Nunca alcanzamos a mencionar que, en nuestros andares por el Brasil, hemos visto, a lo largo de las carreteras, literalmente centenares de montículos de parabrisas reducidos a granulados; a veces, también vehículos circulando sin parabrisas; y, un par de veces, un vehículo parado, del cual el conductor estaba desmenuzando el parabrisas todavía en su sitio pero reducido a los consabidos pequeños gránulos que no cortan.

Siempre fue un misterio para nosotros la gran cantidad de parabrisas rotos en este Brasil; por colmo, mayormente a lo largo de carreteras asfaltadas; y siempre fue un misterio para nosotros por qué esos parabrisas dañados nunca quedan transparentes y servibles aun cuando solamente rajados, mas siempre se vuelven totalmente opacos, lechosos, del primer al último centímetro cuadrado, como por contagión desde el lugar impactado, mientras que, en los ripios del Artico, hemos visto, en ciertos lugares todos los vehículos prácticamente, con sus parabrisas impactados, una y hasta varias veces, pero, si bien inestéticos, siempre todavía transparentes y servibles.

Volviendo a lo nuestro, nuestro parabrisas, muy muy felizmente no sufrió la quebradura brasileña; porque, entonces, tendríamos que aguantar, ahora, los miles y miles de kilómetros y los meses que faltan para llegar a Miami, sin parabrisas, una catástrofe que es mejor no detallar; nuestro parabrisas tiene sólo las susodichas rajaduras, y sigue muy servible. Mientras no pase nada peor, todo estará bien.

La paradoja es que pudimos recorrer victoriosamente, indemnes, tantas decenas de miles de kilómetros de caminos de piedras sin más daños que media docena de muesquitas, menores que una cabeza de alfiler, para sucumbir, ver nuestro parabrisas arruinado, aquí, en pleno asfalto.

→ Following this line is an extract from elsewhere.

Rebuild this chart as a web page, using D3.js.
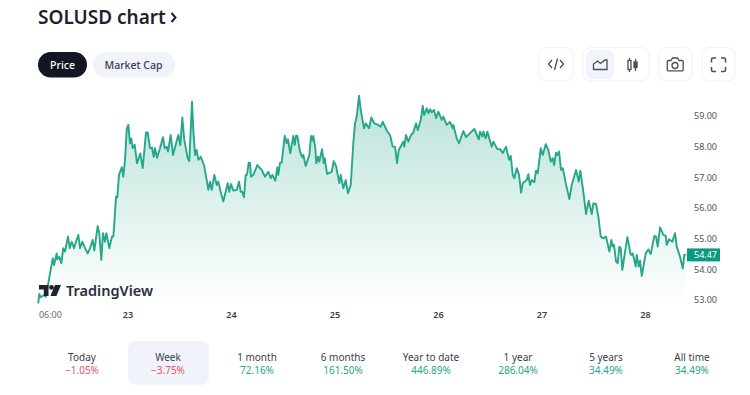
<!DOCTYPE html>
<html>
<head>
<meta charset="utf-8">
<script src="https://cdn.jsdelivr.net/npm/d3@7"></script>
<style>
    html, body { margin: 0; padding: 0; background: #fff; }
    svg { display: block; font-family: "Noto Sans", sans-serif; }
</style>
</head>
<body>
<svg id="chartsvg" width="750" height="395"></svg>
<script>
// hours since 00:00 of the 22nd
const hours = [3.3,3.55,3.87,4.8,5.03,5.64,6.66,6.96,7.58,7.72,8.19,8.65,9.11,9.51,10.2,10.6,11.06,11.6,12.06,12.59,12.99,13.52,14.15,14.77,15.31,15.93,16.3,17.09,17.46,17.93,18.32,18.78,19.09,19.78,20.41,20.71,20.87,21.34,21.64,22.03,22.66,23.03,23.42,23.82,24.19,24.58,24.88,25.21,25.67,26.2,26.97,27.53,28.29,28.69,29.22,29.68,30.08,30.38,30.84,31.54,32.23,32.63,33.09,33.39,34.02,34.55,35.78,36.25,36.71,37.17,37.96,38.33,38.96,39.26,39.66,40.05,40.42,40.98,41.74,42.37,42.74,43.13,43.53,44.13,44.69,45.06,45.68,46.22,47.24,47.61,48,48.54,49.33,49.86,50.25,50.62,51.02,51.41,51.71,52.11,52.41,52.64,53.18,54.1,55.12,55.89,56.65,57.21,57.58,58.28,58.74,58.97,59.37,59.76,60.46,60.92,61.22,61.75,62.45,62.78,63.08,63.38,64,64.54,64.77,65.33,66.16,66.56,66.86,67.09,67.55,67.78,68.18,68.48,69.11,69.5,69.73,70.27,71.36,71.82,72.35,73.12,73.44,74.05,74.6,75.14,75.76,76.36,76.76,77.15,77.69,78.08,78.85,79.24,80.01,80.54,81.23,82.16,82.72,83.18,83.72,84.25,84.88,85.5,86.04,86.5,86.9,87.96,88.19,88.59,89.12,89.75,90.28,90.91,91.3,92,92.46,92.76,93.39,93.76,94.15,94.55,95.08,95.54,96.08,96.87,97.24,98.03,98.79,99.42,99.56,100.34,100.88,101.88,102.5,103.43,104.43,105.45,105.75,106.28,106.51,107.07,107.44,108.46,108.83,109.76,110.4,111,111.78,112.47,112.87,113.33,113.7,114.26,114.79,115.26,115.65,116.58,116.95,117.34,117.74,118.34,118.73,119.13,119.82,120.29,120.98,121.59,122.14,122.61,122.91,123.37,123.68,124.07,124.53,124.93,125.62,126.46,127.01,128.01,128.64,129,129.7,130.33,130.95,131.65,132.02,132.65,133.18,133.74,134.34,134.96,135.74,136.2,136.52,136.82,137.29,137.68,138.05,138.37,138.75,139.14,139.91,140.69,141.16,141.85,142.08,142.55,142.85,143.25,144.17,144.78,145.33,146.17,146.56,146.95,147.49,148.26,148.81,149.04,149.58,150.34,150.97,151.36,152.13,152.75,153.12,153.52];
const prices = [52.89,53.2,53.09,53.17,53.1,53.55,54.36,54.14,54.52,54.33,54.41,54.2,54.69,54.58,55.07,54.69,54.9,54.69,54.9,55.12,54.69,54.9,54.69,54.52,54.69,54.96,54.61,55.41,55.18,54.31,55.18,54.9,55.18,54.69,55.07,55.07,55.35,56.37,56.35,57.08,57.33,57.02,57.57,58.57,58.71,58.11,58.27,57.95,58.06,57.46,57.78,57.3,58.46,58.46,57.95,57.97,57.67,57.95,57.64,57.95,58.31,57.95,58,57.84,58.38,57.73,58.38,58.05,58.95,58.22,57.62,57.53,59.47,58.54,57.73,57.89,57.57,57.67,57.4,56.91,56.59,56.86,56.59,57.08,56.75,56.86,56.48,56.21,56.81,56.53,56.78,56.57,56.59,56.86,56.53,56.53,56.35,57.08,57.08,57.48,57.47,57.02,57.08,57.4,57.24,57.02,57.18,56.97,57.08,56.89,57.33,57.08,57.48,57.48,58.36,58.11,58.24,57.78,58.35,58.05,58.36,58.35,57.84,57.65,57.73,57.37,57.73,58.35,58.2,58.35,57.95,57.46,57.67,57.51,57.92,57.46,57.62,57.11,57.18,57.53,57.37,56.81,57.08,56.64,56.91,56.48,56.75,58.11,58.76,58.98,59.66,59.2,58.6,58.76,58.6,58.95,58.76,58.71,58.65,58.81,58.65,58.49,58.38,58,58,57.46,57.89,58.16,58,58.38,58.16,58.38,58.46,58.76,58.54,58.87,59.33,59.03,59.25,59.09,59.22,59.12,59.2,58.93,59.14,58.87,58.98,58.71,58.81,58.6,58.71,58.27,58.11,58.51,58.31,58.44,58.58,58.24,58.49,58.33,58.49,58.27,58.49,58,58.16,57.92,57.92,57.79,58,57.57,57.7,57.08,56.97,57.3,57.08,56.5,56.81,56.91,57.1,56.75,56.91,56.84,57.22,57.13,57.95,57.73,58.08,57.89,57.51,57.62,57.4,57.8,57.73,57.84,57.24,57.3,56.81,56.29,56.75,57.24,56.86,57.22,56.53,55.8,56.24,55.8,56.15,56.13,55.72,55.07,55.01,55.07,54.58,54.96,54.74,54.8,54.25,54.2,54.74,54.69,53.98,54.36,55.05,54.47,54.52,54.09,54.47,54.09,54.28,53.79,54.52,54.65,54.5,55.09,55.07,54.74,55.37,55.12,55.09,54.8,54.98,54.9,55.18,54.74,54.41,54.03,54.47,54.47];
const lastPrice = 54.47;

const priceTicks = [53, 54, 55, 56, 57, 58, 59];
const timeTicks = [6, 24, 48, 72, 96, 120, 144];
const timeLabels = ["06:00", "23", "24", "25", "26", "27", "28"];

const periodNames = ["Today", "Week", "1 month", "6 months", "Year to date", "1 year", "5 years", "All time"];
const periodChanges = ["\u22121.05%", "\u22123.75%", "72.16%", "161.50%", "446.89%", "286.04%", "34.49%", "34.49%"];
const periodCenters = [82, 168, 257, 343, 431, 518, 606, 692];

const GREEN = "#26a68a";
const RED = "#ef4f66";
const DARK = "#131722";

const svg = d3.select("#chartsvg");

// Header
svg.append("text").attr("x", 38).attr("y", 24)
    .attr("font-size", 19).attr("font-weight", 600).attr("fill", "#1e222d")
    .text("SOLUSD chart");
svg.append("path").attr("d", "M171.500 13l4 4.500-4 4.500")
    .attr("fill", "none").attr("stroke", "#1e222d").attr("stroke-width", 2);

// Price / Market Cap pills
svg.append("rect").attr("x", 38).attr("y", 52).attr("width", 49).attr("height", 25.5).attr("rx", 12.7).attr("fill", DARK);
svg.append("text").attr("x", 62.5).attr("y", 68.500).attr("text-anchor", "middle")
    .attr("font-size", 10.500).attr("font-weight", 500).attr("fill", "#fff").text("Price");
svg.append("rect").attr("x", 93).attr("y", 52).attr("width", 82).attr("height", 25.5).attr("rx", 12.7).attr("fill", "#f0f3fa");
svg.append("text").attr("x", 133.5).attr("y", 68.500).attr("text-anchor", "middle")
    .attr("font-size", 10.500).attr("font-weight", 500).attr("fill", "#3a3e4a").text("Market Cap");

// Toolbar
function toolBox(x, w) {
    svg.append("rect").attr("x", x).attr("y", 47.5).attr("width", w).attr("height", 33.5).attr("rx", 8)
        .attr("fill", "#fff").attr("stroke", "#f0f1f5");
}
toolBox(539, 34);
toolBox(583, 66);
toolBox(659, 33);
toolBox(702, 33);
svg.append("rect").attr("x", 586).attr("y", 50).attr("width", 28).attr("height", 29).attr("rx", 6).attr("fill", "#f0f3fa");

const icons = svg.append("g").attr("fill", "none").attr("stroke", "#4a4e59").attr("stroke-width", 1.3);
icons.append("path").attr("d", "M552 60l-3.5 4 3.5 4M560 60l3.5 4-3.5 4M557.5 58.5l-3 11.5");
icons.append("path").attr("d", "M593.5 69.5v-5.5l4-3 3 2.5 4.5-3.5 2 0v9.5z");
icons.append("path").attr("d", "M629.500 58v14M635.500 59v12");
icons.append("rect").attr("x", 628).attr("y", 60.5).attr("width", 3).attr("height", 9).attr("fill", "#fff");
icons.append("rect").attr("x", 634).attr("y", 62).attr("width", 3).attr("height", 5.500).attr("fill", "#4a4e59");
icons.append("path").attr("d", "M668 60.5h3l1.5-2.5h5l1.5 2.5h3a1.2 1.2 0 0 1 1.2 1.2v8a1.2 1.2 0 0 1-1.2 1.2h-13.500a1.2 1.2 0 0 1-1.2-1.200v-8a1.2 1.200 0 0 1 1.200-1.200z");
icons.append("circle").attr("cx", 675).attr("cy", 65.500).attr("r", 3);
icons.append("path").attr("d", "M711.500 62.500v-3a1.500 1.500 0 0 1 1.500-1.500h3M721 58h3a1.500 1.500 0 0 1 1.500 1.500v3M725.500 67v3a1.500 1.500 0 0 1-1.500 1.500h-3M716 71.500h-3a1.500 1.500 0 0 1-1.500-1.500v-3")
    .attr("stroke-width", 1.5);

// Chart scales
const xScale = d3.scaleLinear().domain([24, 144]).range([127.5, 645]);
const yScale = d3.scaleLinear().domain([53, 59]).range([300, 116]);
const points = hours.map((h, i) => [h, prices[i]]);

const defs = svg.append("defs");
const grad = defs.append("linearGradient").attr("id", "areaFill")
    .attr("gradientUnits", "userSpaceOnUse")
    .attr("x1", 0).attr("x2", 0).attr("y1", yScale(d3.max(prices))).attr("y2", 304);
grad.append("stop").attr("offset", 0).attr("stop-color", GREEN).attr("stop-opacity", 0.32);
grad.append("stop").attr("offset", 1).attr("stop-color", GREEN).attr("stop-opacity", 0);

const area = d3.area()
    .x(d => xScale(d[0]))
    .y0(304)
    .y1(d => yScale(d[1]));
const line = d3.line()
    .x(d => xScale(d[0]))
    .y(d => yScale(d[1]));

svg.append("path").datum(points).attr("d", area).attr("fill", "url(#areaFill)");
svg.append("path").datum(points).attr("d", line)
    .attr("fill", "none").attr("stroke", GREEN).attr("stroke-width", 1.9).attr("stroke-linejoin", "round");

// Axes
const yAxis = svg.append("g")
    .attr("transform", "translate(694,0)")
    .call(d3.axisRight(yScale).tickValues(priceTicks).tickSize(0).tickPadding(0).tickFormat(d3.format(".2f")));
yAxis.select(".domain").remove();
yAxis.selectAll("text").attr("font-size", 9).attr("font-family", "'Noto Sans', sans-serif").attr("fill", "#50535e");

const xAxis = svg.append("g")
    .attr("transform", "translate(0,312)")
    .call(d3.axisBottom(xScale).tickValues(timeTicks).tickSize(0).tickPadding(0).tickFormat((d, i) => timeLabels[i]));
xAxis.select(".domain").remove();
xAxis.selectAll("text").attr("font-size", 9).attr("font-family", "'Noto Sans', sans-serif")
    .attr("font-weight", (d, i) => i === 0 ? 400 : 600)
    .attr("fill", (d, i) => i === 0 ? "#6a6d78" : "#3a3e4a");

// Last price badge
svg.append("rect").attr("x", 687).attr("y", yScale(lastPrice) - 6.500).attr("width", 33).attr("height", 13).attr("fill", "#0a9a80");
svg.append("text").attr("x", 694).attr("y", yScale(lastPrice) + 3.200)
    .attr("font-size", 9).attr("fill", "#fff").text(d3.format(".2f")(lastPrice));

// TradingView logo
const logo = svg.append("g").attr("fill", "#1e222d");
logo.append("path").attr("d", "M39 285h9.500v11h-4.700v-6.400h-4.800z");
logo.append("circle").attr("cx", 51.500).attr("cy", 287.400).attr("r", 2.400);
logo.append("path").attr("d", "M55 285h6l-4.600 11h-6z");
svg.append("text").attr("x", 66).attr("y", 296)
    .attr("font-size", 14.500).attr("font-weight", 600).attr("fill", "#2a2e39").text("TradingView");

// Performance row
svg.append("rect").attr("x", 128).attr("y", 341).attr("width", 81).attr("height", 44).attr("rx", 8).attr("fill", "#f0f3fa");
periodNames.forEach((name, i) => {
    svg.append("text").attr("x", periodCenters[i]).attr("y", 361).attr("text-anchor", "middle")
        .attr("font-size", 10).attr("fill", "#3a3e4a").text(name);
    svg.append("text").attr("x", periodCenters[i]).attr("y", 374).attr("text-anchor", "middle")
        .attr("font-size", 10).attr("fill", periodChanges[i].startsWith("\u2212") ? RED : GREEN).text(periodChanges[i]);
});
</script>
</body>
</html>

Es que, en los caminos de piedras, por una parte, éramos, durante miles de kilómetros, los únicos viajeros, y, por otra parte, cuando aparecía un bólido por delante o por atrás, de repente a Karel le agarraba un mareo que le impedía controlar nuestro vehículo, de manera que éste, en vez de quedarse en su derecha, empezaba a desviar por el centro de la carretera, o, si necesario, hasta por la izquierda, hasta que el artista del volante que se venía, reducía su velocidad; cuando, de repente, se le iba el mareo a Karel y nuestro vehículo se encontraba otra vez obedientemente en su estricta derecha como corresponde. Mientras que aquí, en plena zona poblada y con asfalto, no había por qué, y no había cómo, tomar semejantes precauciones.